The Harper government has a long history of conflict with officials who cause trouble with facts, figures, evidence, and inquiry, so it was easy to dismiss this latest appointment as a manoeuvre to nip any kind of that opposition in the bud. As David Murakami Wood, a Canada Research Chair in Surveillance Studies at Queen’s University told me via email:

“They have systematically rubbished or removed any ombudsmen who have criticised them or even just produced factual research which contradicts what they say (like Statistics Canada). The former Privacy Commissioner was a human rights lawyer with a record of standing up for people. Harper's nominee is a career government lawyer with a record of standing up for the government.”

But with yesterday’s hour-long testimony, Therrien attempted to establish himself as a centrist, measured defender of liberty and security, telling MPs “I hope to demonstrate my impartiality through my actions,” would “champion” privacy rights, and would be loyal to Parliament alone.

He defended his record as a career lawyer and advisor for the national security apparatus, saying that "privacy is a fundamental human right, and my career has been about respect for human rights in the application of various government programs affecting liberty and security."

I spoke to Micheal Vonn, Policy Director at the BC Civil Liberties Association, to try to situate Therrien’s appearance today within the larger privacy context in Canada. She argued that while it was “nice to have Therrien on the pile regarding splitting C-13 into two, this position was already well-established and obvious” as the right thing to do. In that sense, taking that position alone doesn’t make him a champion of privacy—it just makes him a sensible person.

Given Therrien’s lack of recognition and experience in the pro-privacy community, Vonn expressed concern over his ability to be a trustworthy Privacy Commissioner from the outset. This is important because Canadians currently find themselves in the middle of a “last-minute cluster fiasco, with a whole raft of important privacy legislation coming along” in the form of bills C-13, S-4, and C-31 as just a few examples, Vonn said. Furthermore, since Therrien’s term will be seven years, he’ll be the lead watchdog for quite some time as Parliament updates Canada’s laws to adapt to digital reality.

The Conservatives will very likely be pushing through their flawed bill C-13 no matter what their own hand-picked privacy expert says. Their dismissal of one effective privacy commissioner just in time to appoint an unknown other, with neither of them officially giving input, is suspiciously convenient at best. At its worst, it’s another sad example of the Harper government’s tendency to classify any and all opposition as illegitimate. When Canadians are presented with an emotionally-charged, deceptive “cyberbullying” bill that promises to impinge on our basic freedoms without ample justification, we’d better hope that we can trust the person in charge of impartially sticking up for us in Parliament. At this crucial moment, not many privacy experts have expressed that trust. This is concerning.

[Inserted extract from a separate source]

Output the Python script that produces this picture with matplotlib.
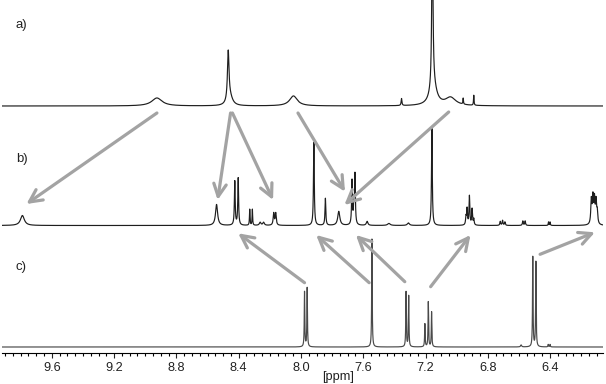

While the new guy tasked with defending our fundamental right to privacy didn’t exactly roll over yesterday, it remains to be seen how he’ll perform in the long run. In light of the very qualified field of candidates he was selected from, the government’s curveball nomination leaves Mr. Therrien with a lot to prove. For the $296,000 salary we’re paying him, Canadians deserve someone not only capable, but wholly dedicated to keeping our privacy rights intact.